SMOS Calibration and Validation over the Salar de Uyuni
Escorihuela, Maria Jose1; Richaume, Philippe2; Kerr, Yann2
1isardSAT, SPAIN; 2CESBIO, FRANCE
The Soil Moisture and Ocean Salinity (SMOS) mission has been designed to observe soil moisture over the Earth’s land- masses and salinity over the oceans. Launched on 2 November 2009, SMOS is the second Earth Explorer Opportunity mission to be developed as part of ESA’s Living Planet Programme. An important aspect of this mission is that it will demonstrate a new measuring technique by adopting a completely different approach in the field of observing the Earth from space. The SMOS mission carries the first polar-orbiting 2-D interferometric radiometer (MIRAS- Microwave Imaging Radiometer using Aperture Synthesis) acquiring data of emitted microwave radiation at the frequency of 1.4 GHz (L-band). Consequently, with both completely new sensor technology and retrieval approaches, there is the need to carefully assess the quality and validity of the generated data products.

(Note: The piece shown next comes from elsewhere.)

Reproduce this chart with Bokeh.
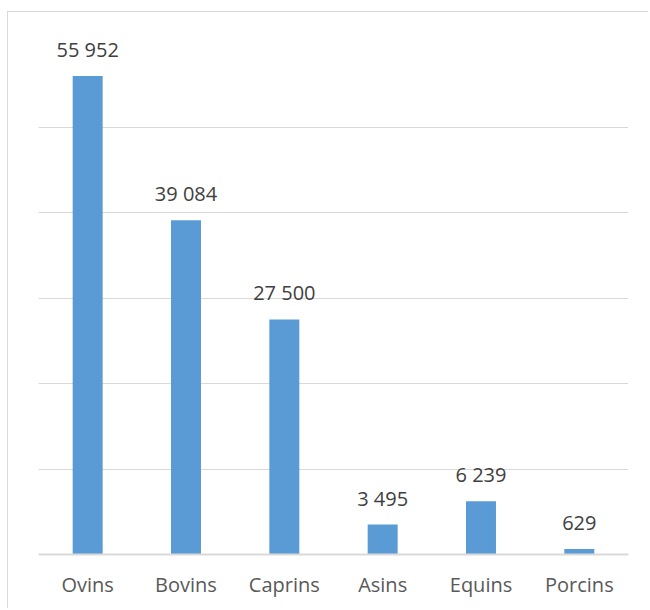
from bokeh.plotting import figure
from bokeh.models import ColumnDataSource, LabelSet, Range1d, FixedTicker
from bokeh.core.properties import value
from bokeh.embed import file_html
from bokeh.resources import INLINE

categories = ["Ovins", "Bovins", "Caprins", "Asins", "Equins", "Porcins"]
values = [55952, 39084, 27500, 3495, 6239, 629]
value_labels = ["55 952", "39 084", "27 500", "3 495", "6 239", "629"]

src = ColumnDataSource(dict(cat=categories, val=values, lab=value_labels))

p = figure(x_range=categories, y_range=Range1d(0, 60000),
           width=641, height=597, output_backend="svg", toolbar_location=None,
           min_border_left=30, min_border_right=21, min_border_top=29, min_border_bottom=55,
           margin=(11, 0, 0, 7),
           styles={"border-left": "1px solid #d9d9d9", "border-top": "1px solid #d9d9d9"})
p.x_range.range_padding = 0
p.vbar(x="cat", top="val", width=0.305, source=src, color="#5b9bd5", line_color=None)

labels = LabelSet(x="cat", y="val", text="lab", source=src, y_offset=19,
                  text_align="center", text_baseline="alphabetic",
                  text_font=value("Open Sans"), text_font_size="20px", text_color="#404040")
p.add_layout(labels)

p.yaxis.visible = False
p.ygrid.ticker = FixedTicker(ticks=[0, 10000, 20000, 30000, 40000, 50000, 60000])
p.ygrid.grid_line_color = "#d9d9d9"
p.ygrid.grid_line_width = 1
p.xgrid.grid_line_color = None
p.outline_line_color = None

p.xaxis.axis_line_color = "#d9d9d9"
p.xaxis.axis_line_width = 2
p.xaxis.major_tick_line_color = None
p.xaxis.minor_tick_line_color = None
p.xaxis.major_label_standoff = 10
p.xaxis.major_label_text_font = "Open Sans"
p.xaxis.major_label_text_font_size = "20px"
p.xaxis.major_label_text_color = "#595959"

open("out.html", "w").write(file_html(p, INLINE))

The Salar de Uyuni is the largest salt flat in the world. It is located in the Bolivian altiplane at a height of about 3700 m between latitudes 19◦45 S and 20◦40 S and between longitudes 68◦17 W and 66◦45 W. The Salar is covered with a solid salt crust with a thickness varying between tens of centimeters to a few meters. Underneath its surface is a lake of brine 2 to 20 meters deep. The Salar’s surface is about 9600 km2 (several tenths the SMOS footprint). It is located in a rather uninhabited area with no RFI (Radio Frequency Interferences).
Salar’s climate is cold and dry, being characterized by low temperatures, low relative humidity levels and low precipitation. The rainfall is very low and concentrated from Decem- ber to March. During the austral summer (from December to March), the surface can be covered by a thin water layer. This water layer disappears in the dry season, from April to November, leaving the Salar surface extremely flat and smooth. The large area, clear skies and exceptional surface flatness make the Salar an ideal object for calibrating Earth observation satellites. Consequently, the Salar has been used to calibrate radar and laser altimeters as well as spectral reflectances.

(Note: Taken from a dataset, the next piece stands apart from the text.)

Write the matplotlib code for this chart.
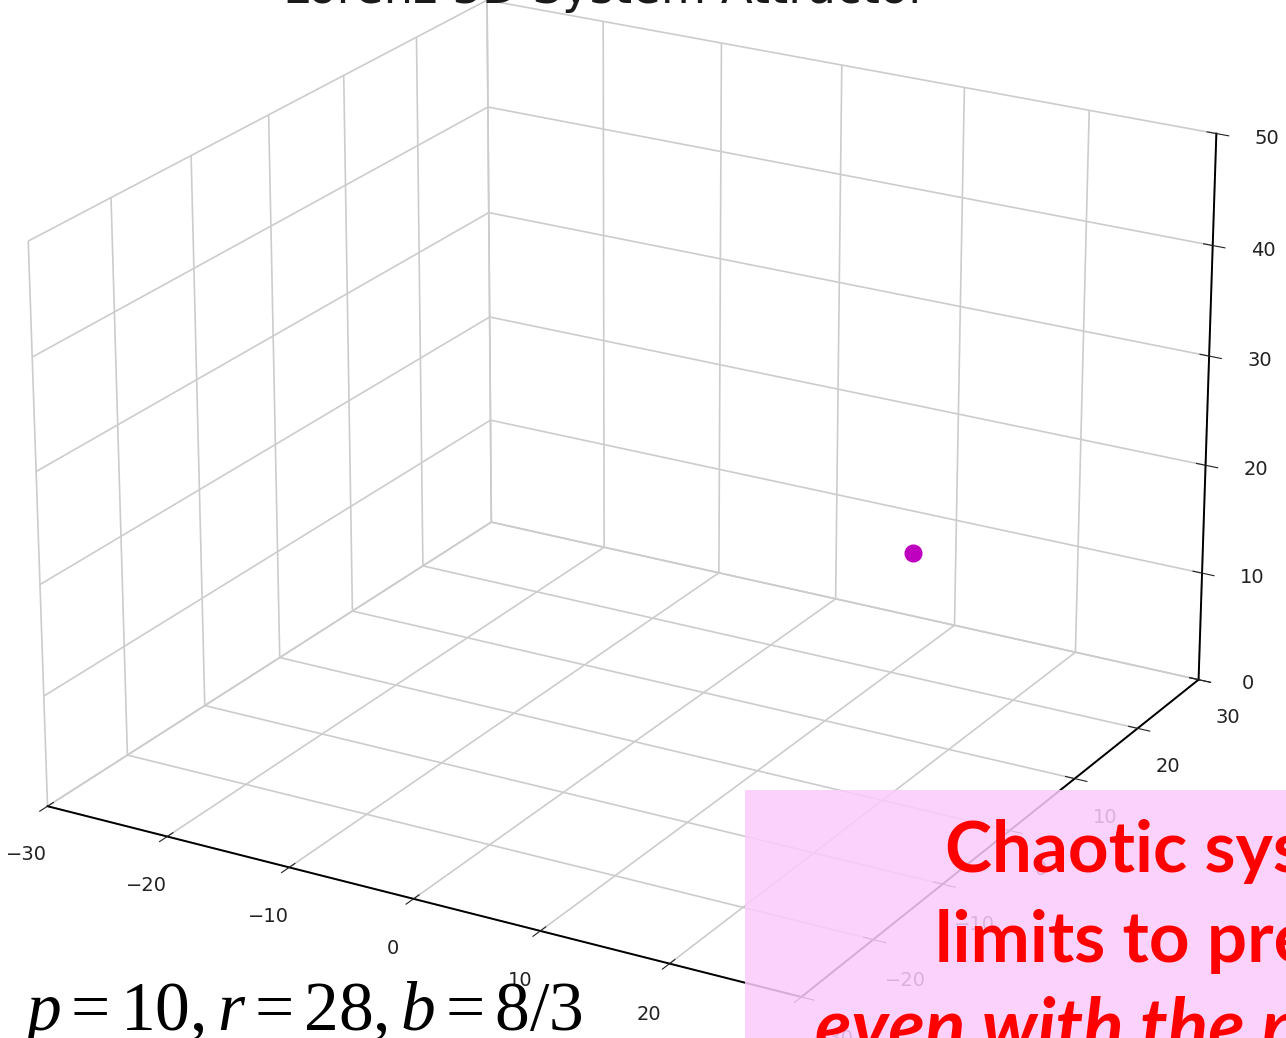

The radiometric temporal and spatial signature of the Salar was characterized at microwave frequencies using data from the AMSR-E on-board Aqua previously to SMOS launch. AMSR-E is a multichannel passive microwave instrument launched in 2002, which measures brightness temperatures at five frequencies in the range of 6.9 to 89 GHz (incidence angle 55◦). Analysis of AMSR-E data at 6.9, 10 and 18 GHz showed that microwave emissivity over the Salar is spatially homogeneous. Temporal analysis of brightness temperature shows that at vertical polarization is basically dependent on soil temperature and that emissivity remains high and constant during the dry period (emissivity 0.93-0.94). Vertically polarised brightness temperature at 6.9GHz was simulated with annual rmse of 1.1K.
In this context, the aim of this study is to use the Salar for SMOS L1c brightness temperature vicarious calibration and for the validation of the SMOS L2 retrieved dielectric constant.
It was found that SMOS BT brightness temperature was homogeneous over the Salar. The impact of pure and mixed measurements in Full Polarisation mode on the angular signature was assessed. It is shown that ’mixed’ measurements are more noisy than ’pure’ measurements. This is expected because of the lower integration time for ’mixed’ measurements. However, ’mixed’ measurements do not seem to induce any bias in the angular signature.
Both SMOS L1c BT_browse and L2 BT_TOA are very similar during the dry season, which validates the inversion algorithm approach. The relationship between emissivity and dielectric constant is very similar to the theoretical relationship calculated from Fresnel reflections coefficients on dry season. However, during the wet season the algorithm is not able to estimate the dielectric constant.